Ruth Gallop, R.N., Ph.D., is Professor and Associate Dean of Research in the Faculty of Nursing, University of Toronto. She is cross-appointed to the Department of Psychiatry and the Women's Mental Health Program at the Centre for Addiction and Mental Health. She writes, researches, and consults extensively on issues related to the treatment and care of women in the mental health system who receive the diagnosis of borderline personality disorder and of women in the mental health system who have experienced childhood sexual abuse.
[Page 330]Lee Ann Hoff, Ph.D., author of People in Crisis and (with K. Adamowski) Creating Excellence in Crisis Care, is an internationally renowned educator, crisis practitioner, nurse-anthropologist, and consultant.

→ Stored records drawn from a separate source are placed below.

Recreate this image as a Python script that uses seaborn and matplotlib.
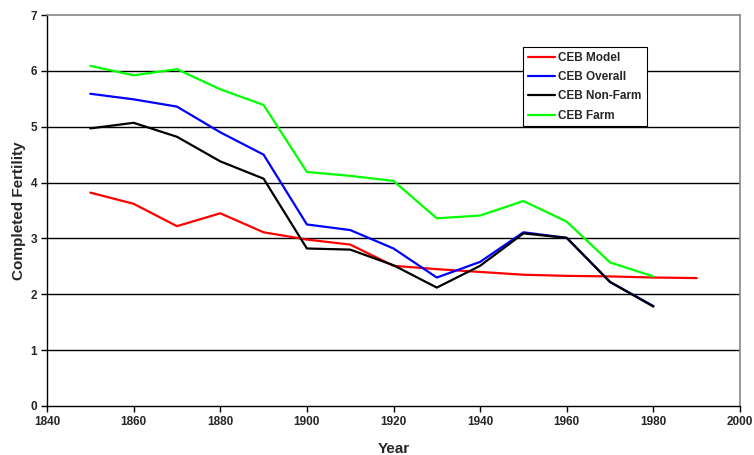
import matplotlib
matplotlib.use("Agg")
import matplotlib.pyplot as plt
import seaborn as sns
import pandas as pd

years_model = [1850, 1860, 1870, 1880, 1890, 1900, 1910, 1920, 1930, 1940, 1950, 1960, 1970, 1980, 1990]
ceb_model = [3.82, 3.62, 3.22, 3.45, 3.11, 2.98, 2.89, 2.51, 2.45, 2.40, 2.35, 2.33, 2.32, 2.30, 2.29]

years = [1850, 1860, 1870, 1880, 1890, 1900, 1910, 1920, 1930, 1940, 1950, 1960, 1970, 1980]
ceb_overall = [5.59, 5.49, 5.36, 4.90, 4.50, 3.25, 3.15, 2.82, 2.30, 2.58, 3.11, 3.01, 2.22, 1.79]
ceb_nonfarm = [4.97, 5.07, 4.82, 4.38, 4.07, 2.82, 2.80, 2.52, 2.12, 2.51, 3.09, 3.01, 2.22, 1.78]
ceb_farm = [6.09, 5.92, 6.03, 5.67, 5.39, 4.19, 4.12, 4.03, 3.36, 3.41, 3.67, 3.30, 2.57, 2.32]

series_names = ["CEB Model", "CEB Overall", "CEB Non-Farm", "CEB Farm"]
colors = ["#ff0000", "#0000ff", "#000000", "#00ff00"]

frames = [
    pd.DataFrame({"Year": years_model, "Value": ceb_model, "Series": series_names[0]}),
    pd.DataFrame({"Year": years, "Value": ceb_overall, "Series": series_names[1]}),
    pd.DataFrame({"Year": years, "Value": ceb_nonfarm, "Series": series_names[2]}),
    pd.DataFrame({"Year": years, "Value": ceb_farm, "Series": series_names[3]}),
]
df = pd.concat(frames, ignore_index=True)

sns.set_style("white")
plt.rcParams["font.family"] = ["Liberation Sans", "DejaVu Sans"]
plt.rcParams["font.weight"] = "bold"

fig = plt.figure(figsize=(7.54, 4.55), dpi=100)
ax = fig.add_axes([47 / 754, 1 - 406 / 455, 693 / 754, 391 / 455])

for i in range(1, 7):
    ax.axhline(i, color="black", lw=1.0, zorder=0)

sns.lineplot(data=df, x="Year", y="Value", hue="Series", hue_order=series_names,
             palette=dict(zip(series_names, colors)), lw=1.6, ax=ax, sort=False,
             estimator=None)

ax.set_xlim(1840, 2000)
ax.set_ylim(0, 7)
ax.set_xticks(range(1840, 2001, 20))
ax.set_yticks(range(0, 8))
ax.tick_params(axis="both", direction="out", length=4, width=1, labelsize=8.5, color="black", pad=3)
for lab in ax.get_xticklabels() + ax.get_yticklabels():
    lab.set_fontweight("bold")
ax.xaxis.set_ticks_position("bottom")
ax.yaxis.set_ticks_position("left")
ax.set_xlabel("Year", fontsize=11, fontweight="bold", labelpad=10)
ax.set_ylabel("Completed Fertility", fontsize=11, fontweight="bold", labelpad=3)

for side in ["left", "bottom"]:
    ax.spines[side].set_color("black")
    ax.spines[side].set_linewidth(1.0)
for side in ["top", "right"]:
    ax.spines[side].set_color("#888888")
    ax.spines[side].set_linewidth(1.2)

leg = ax.legend(loc="upper left", bbox_to_anchor=((523 - 47) / 693, (406 - 47) / 391),
                borderaxespad=0, frameon=True, fancybox=False, edgecolor="black",
                framealpha=1, prop={"weight": "bold", "size": 8.5},
                handlelength=2.3, handletextpad=0.3, labelspacing=0.62,
                borderpad=0.4)
leg.get_frame().set_linewidth(0.8)

fig.savefig("out.png", dpi=100, facecolor="white")
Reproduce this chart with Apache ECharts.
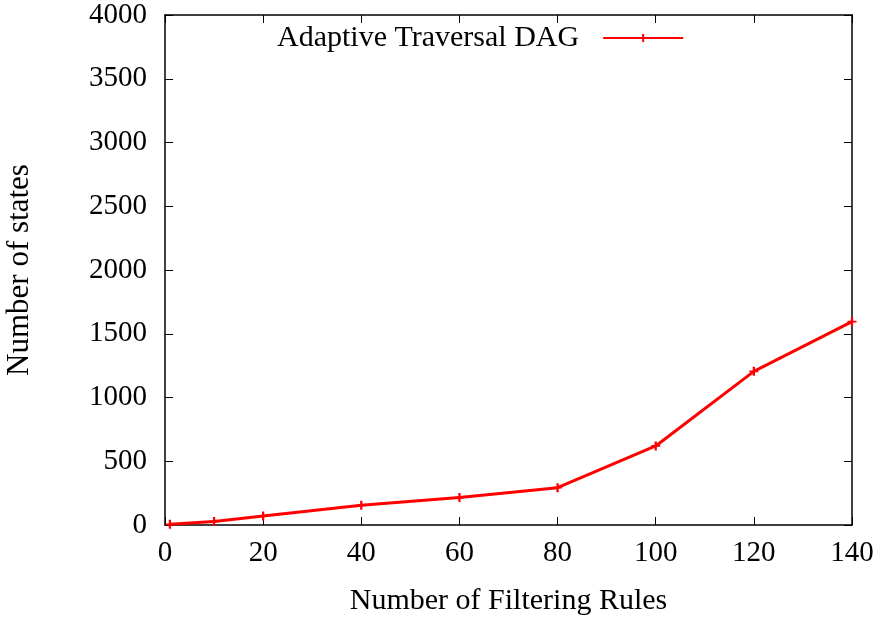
<!DOCTYPE html>
<html><head><meta charset="utf-8">
<script src="https://cdn.jsdelivr.net/npm/echarts@6/dist/echarts.min.js"></script>
<style>html,body{margin:0;padding:0;background:#fff}#c{width:882px;height:620px}</style>
</head><body><div id="c"></div>
<script>
var seriesName = 'Adaptive Traversal DAG';
var xValues = [1, 10, 20, 40, 60, 80, 100, 120, 140];
var yValues = [5, 28, 70, 155, 215, 293, 620, 1205, 1595];
var xTicks = [0, 20, 40, 60, 80, 100, 120, 140];
var yTicks = [0, 500, 1000, 1500, 2000, 2500, 3000, 3500, 4000];

var font = 'Liberation Serif, Times New Roman, serif';
var plus = 'path://M0,4H3V0H5V4H8V6H5V10H3V6H0Z';
var chart = echarts.init(document.getElementById('c'), null, {renderer: 'canvas'});
function axisCommon() {
  return {
    axisLine: {show: true, onZero: false, lineStyle: {color: '#000', width: 1.5}},
    axisTick: {show: true, inside: true, length: 8, lineStyle: {color: '#000', width: 1}},
    splitLine: {show: false}
  };
}
var plain = function (v) { return String(v); };
chart.setOption({
  animation: false,
  textStyle: {fontFamily: font},
  grid: {left: 165, top: 15, width: 687, height: 510, containLabel: false, outerBoundsMode: 'none'},
  legend: {
    data: [{name: seriesName}],
    left: 272, top: 18, align: 'right', itemWidth: 80, itemHeight: 10, itemGap: 10,
    textStyle: {fontFamily: font, fontSize: 30, color: '#000', padding: [0, 19, 0, 0]}
  },
  xAxis: [
    Object.assign({type: 'value', min: xTicks[0], max: xTicks[xTicks.length - 1], interval: 20,
      position: 'bottom', name: 'Number of Filtering Rules', nameLocation: 'middle', nameGap: 61,
      nameTextStyle: {fontFamily: font, fontSize: 30, color: '#000'},
      axisLabel: {fontFamily: font, fontSize: 29, color: '#000', margin: 14, formatter: plain}}, axisCommon()),
    Object.assign({type: 'value', min: 0, max: 140, interval: 20, position: 'top',
      axisLabel: {show: false}}, axisCommon())
  ],
  yAxis: [
    Object.assign({type: 'value', min: yTicks[0], max: yTicks[yTicks.length - 1], interval: 500,
      position: 'left', name: 'Number of states', nameLocation: 'middle', nameGap: 130,
      nameTextStyle: {fontFamily: font, fontSize: 31, color: '#000'},
      axisLabel: {fontFamily: font, fontSize: 29, color: '#000', margin: 18, formatter: plain}}, axisCommon()),
    Object.assign({type: 'value', min: 0, max: 4000, interval: 500, position: 'right',
      axisLabel: {show: false}}, axisCommon())
  ],
  series: [{
    name: seriesName, type: 'line', xAxisIndex: 0, yAxisIndex: 0,
    data: xValues.map(function (x, i) { return [x, yValues[i]]; }),
    symbol: plus, symbolSize: 9, showAllSymbol: true,
    lineStyle: {color: '#ff0000', width: 3},
    itemStyle: {color: '#ff0000'}
  }]
});
</script></body></html>
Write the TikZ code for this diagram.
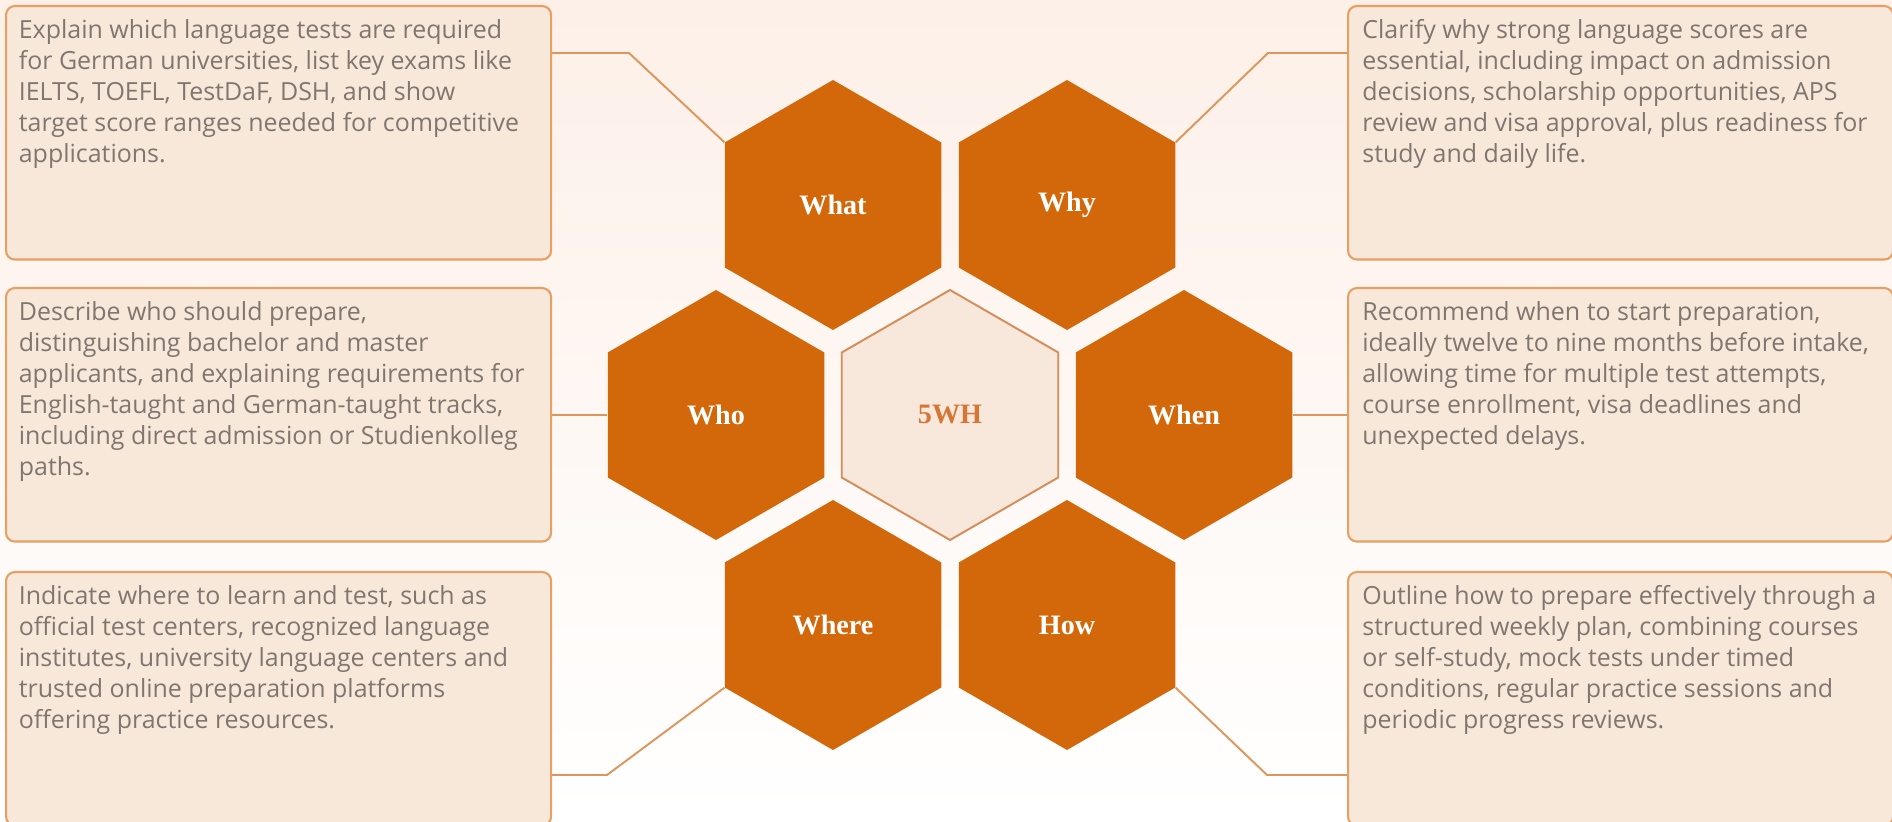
\documentclass[tikz,border=0pt]{standalone}
\usepackage{fontspec}
\setsansfont{Open Sans}
\newfontfamily\hexfont{Liberation Serif}
\usepackage{xcolor}
\usetikzlibrary{shapes.geometric, positioning, calc}

\definecolor{hexorange}{RGB}{211,104,10}
\definecolor{corefill}{RGB}{248,231,219}
\definecolor{coreline}{RGB}{214,140,88}
\definecolor{coretext}{RGB}{214,118,52}
\definecolor{boxfill}{RGB}{248,232,218}
\definecolor{boxline}{RGB}{230,160,100}
\definecolor{linkline}{RGB}{222,150,90}
\definecolor{bodytext}{RGB}{128,118,112}
\definecolor{bgtop}{RGB}{253,240,232}

\begin{document}
\begin{tikzpicture}[
  node distance=4.2cm and 2.34cm, on grid,
  hex/.style={regular polygon, regular polygon sides=6, shape border rotate=30,
              minimum size=5cm, inner sep=0pt, fill=#1,
              font=\hexfont\bfseries\fontsize{16}{18}\selectfont, text=white},
  infobox/.style={rectangle, rounded corners=5pt, draw=boxline, line width=1.2pt,
                  fill=boxfill, minimum width=10.9cm, minimum height=5.07cm,
                  anchor=north west, inner sep=0pt},
  infotext/.style={anchor=north west, align=left, inner sep=0pt, text=bodytext,
                   font=\sffamily\fontsize{14.2}{17.6}\selectfont},
  link/.style={draw=linkline, line width=1.1pt}
]

% Canvas
\clip (0,0) rectangle (37.84,16.42);
\shade[top color=bgtop, bottom color=white] (0,0) rectangle (37.84,16.42);

% Hexagons (centre first)
\node[hex=corefill, draw=coreline, line width=1.1pt, text=coretext] (core) at (19,8.12) {5WH};
\node[hex=hexorange, above left=of core]  (what)  {What};
\node[hex=hexorange, above right=of core] (why)   {Why};
\node[hex=hexorange, left=4.68cm of core] (who)   {Who};
\node[hex=hexorange, right=4.68cm of core](when)  {When};
\node[hex=hexorange, below left=of core]  (where) {Where};
\node[hex=hexorange, below right=of core] (how)   {How};

% Boxes
\node[infobox] (whatbox)  at (0.1,16.32)   {};
\node[infobox] (whybox)   at (26.94,16.32) {};
\node[infobox] (whobox)   at (0.1,10.68)   {};
\node[infobox] (whenbox)  at (26.94,10.68) {};
\node[infobox] (wherebox) at (0.1,5.0)     {};
\node[infobox] (howbox)   at (26.94,5.0)   {};

% Texts
\node[infotext] (whattext) at ([shift={(0.27,-0.29)}]whatbox.north west)
  {Explain which language tests are required\\for German universities, list key exams like\\IELTS, TOEFL, TestDaF, DSH, and show\\target score ranges needed for competitive\\applications.};
\node[infotext] (whytext) at ([shift={(0.3,-0.29)}]whybox.north west)
  {Clarify why strong language scores are\\essential, including impact on admission\\decisions, scholarship opportunities, APS\\review and visa approval, plus readiness for\\study and daily life.};
\node[infotext] (whotext) at ([shift={(0.27,-0.29)}]whobox.north west)
  {Describe who should prepare,\\distinguishing bachelor and master\\applicants, and explaining requirements for\\English-taught and German-taught tracks,\\including direct admission or Studienkolleg\\paths.};
\node[infotext] (whentext) at ([shift={(0.3,-0.29)}]whenbox.north west)
  {Recommend when to start preparation,\\ideally twelve to nine months before intake,\\allowing time for multiple test attempts,\\course enrollment, visa deadlines and\\unexpected delays.};
\node[infotext] (wheretext) at ([shift={(0.27,-0.29)}]wherebox.north west)
  {Indicate where to learn and test, such as\\official test centers, recognized language\\institutes, university language centers and\\trusted online preparation platforms\\offering practice resources.};
\node[infotext] (howtext) at ([shift={(0.3,-0.29)}]howbox.north west)
  {Outline how to prepare effectively through a\\structured weekly plan, combining courses\\or self-study, mock tests under timed\\conditions, regular practice sessions and\\periodic progress reviews.};

% Connectors
\coordinate (whatbend)  at (12.58,15.36);
\coordinate (whybend)   at (25.36,15.36);
\coordinate (wherebend) at (12.14,0.92);
\coordinate (howbend)   at (25.34,0.92);
\draw[link] (whatbox.east |- whatbend) -- (whatbend) -- (what.150);
\draw[link] (why.30) -- (whybend) -- (whybox.west |- whybend);
\draw[link] (who.west) -- (who.west -| whobox.east);
\draw[link] (when.east) -- (when.east -| whenbox.west);
\draw[link] (wherebox.east |- wherebend) -- (wherebend) -- (where.210);
\draw[link] (how.330) -- (howbend) -- (howbox.west |- howbend);

\end{tikzpicture}
\end{document}
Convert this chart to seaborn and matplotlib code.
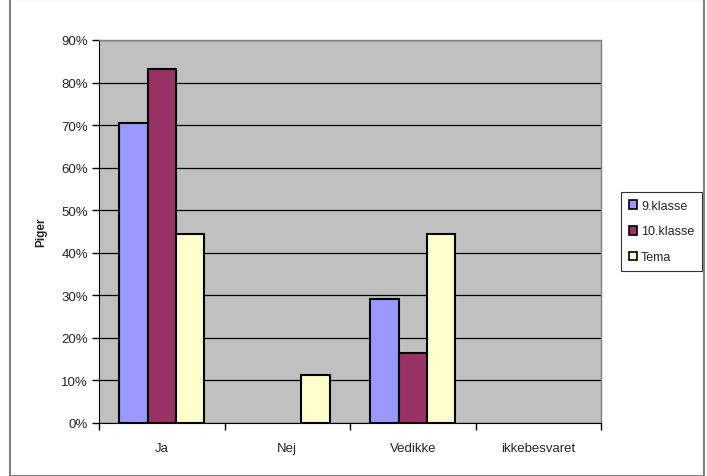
import pandas as pd
import seaborn as sns
import matplotlib.pyplot as plt
from matplotlib.patches import Rectangle
from matplotlib.ticker import PercentFormatter, FixedLocator

categories = ["Ja", "Nej", "Vedikke", "ikkebesvaret"]
klasse9 = [70.4, 0.0, 29.2, 0.0]
klasse10 = [83.3, 0.0, 16.5, 0.0]
tema = [44.3, 11.2, 44.3, 0.0]
series_names = ["9.klasse", "10.klasse", "Tema"]
colors = ["#9999ff", "#993366", "#ffffcc"]

rows = []
for name, vals in zip(series_names, [klasse9, klasse10, tema]):
    for cat, v in zip(categories, vals):
        rows.append({"svar": cat, "serie": name, "pct": v})
df = pd.DataFrame(rows)

sns.set_style("white")
plt.rcParams["font.family"] = ["Liberation Sans", "DejaVu Sans"]

fig = plt.figure(figsize=(7.07, 4.77), dpi=100)
ax = fig.add_axes([99 / 707, 1 - 424 / 477, 502 / 707, 383 / 477])
ax.set_facecolor("#c0c0c0")

sns.barplot(data=df, x="svar", y="pct", hue="serie", order=categories,
            hue_order=series_names, palette=colors, saturation=1, width=0.68,
            gap=0, edgecolor="black", linewidth=1.5, ax=ax, zorder=3)

ax.set_ylim(0, 90)
ax.set_xlim(-0.5, 3.5)
ax.yaxis.set_major_locator(FixedLocator(range(0, 91, 10)))
ax.yaxis.set_major_formatter(PercentFormatter(decimals=0))
ax.grid(axis="y", color="black", linewidth=0.9, zorder=0)
ax.set_axisbelow(True)

for side in ["top", "right"]:
    ax.spines[side].set_color("#808080")
    ax.spines[side].set_linewidth(1)
ax.spines["left"].set_color("black")
ax.spines["bottom"].set_color("black")

ax.tick_params(axis="y", which="major", left=True, length=5, width=1,
               color="black", labelsize=9.5, pad=3)
ax.set_xticks([-0.5, 0.5, 1.5, 2.5, 3.5], minor=False)
ax.set_xticklabels([])
ax.set_xticks(range(4), minor=True)
ax.set_xticklabels(categories, minor=True)
ax.tick_params(axis="x", which="major", bottom=True, length=5, width=1, color="black")
ax.tick_params(axis="x", which="minor", bottom=False, labelsize=9.5, pad=12)

ax.set_xlabel("")
ax.set_ylabel("Piger", fontsize=8.5, fontweight="bold", labelpad=10)

leg = ax.legend(loc="center left", bbox_to_anchor=(1.04, 0.5), frameon=True,
                fancybox=False, edgecolor="black", fontsize=9,
                handlelength=0.7, handleheight=0.7, labelspacing=1.1,
                borderpad=0.6, handletextpad=0.3, borderaxespad=0)
leg.get_frame().set_linewidth(0.8)
for h in leg.legend_handles:
    h.set_linewidth(1.2)
    h.set_visible(True)

# empty bars should not leave a stroke on the baseline (after legend is built)
for p in ax.patches:
    if p.get_height() == 0:
        p.set_visible(False)

fig.patches.append(Rectangle((10 / 707, 0), 694 / 707, 1, transform=fig.transFigure,
                             fill=False, edgecolor="#808080", linewidth=1.5))

fig.savefig("out.png", dpi=100)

She is the first recipient of the National Services Award for her work in developing crisis service standards.
Kathy J. Lawrence, Ph.D., C. Psych., is a clinical psychologist who is currently working with young offenders and their families at Lutherwood Community Opportunities Development Association (CODA) in Waterloo, Ontario, Canada. Her primary clinical and research interests are in the areas of psychosocial impact of sexual violence against adolescents and adults, sexual offending behavior, and the development of clinical and community-based interventions. She has worked extensively with women and men who have been traumatized by family violence, and she has also worked with those who have been traumatized by community-based violence and civil war. Dr. Lawrence has provided workshops for health care professionals regarding the identification and assessment of and interventions related to woman abuse, and she has published in the area of posttraumatic stress disorder.
John McManiman, M.Ed., M.Div., Th.M., in 1988 co-led one of the first Toronto groups for male survivors of sexual assault, and he has continued to work extensively with traumatized men throughout his career. He added to his knowledge by becoming an addictions counselor and a co-leader of numerous groups for violent men. Presently, he works for a family-counseling agency, and in his spare time, he writes.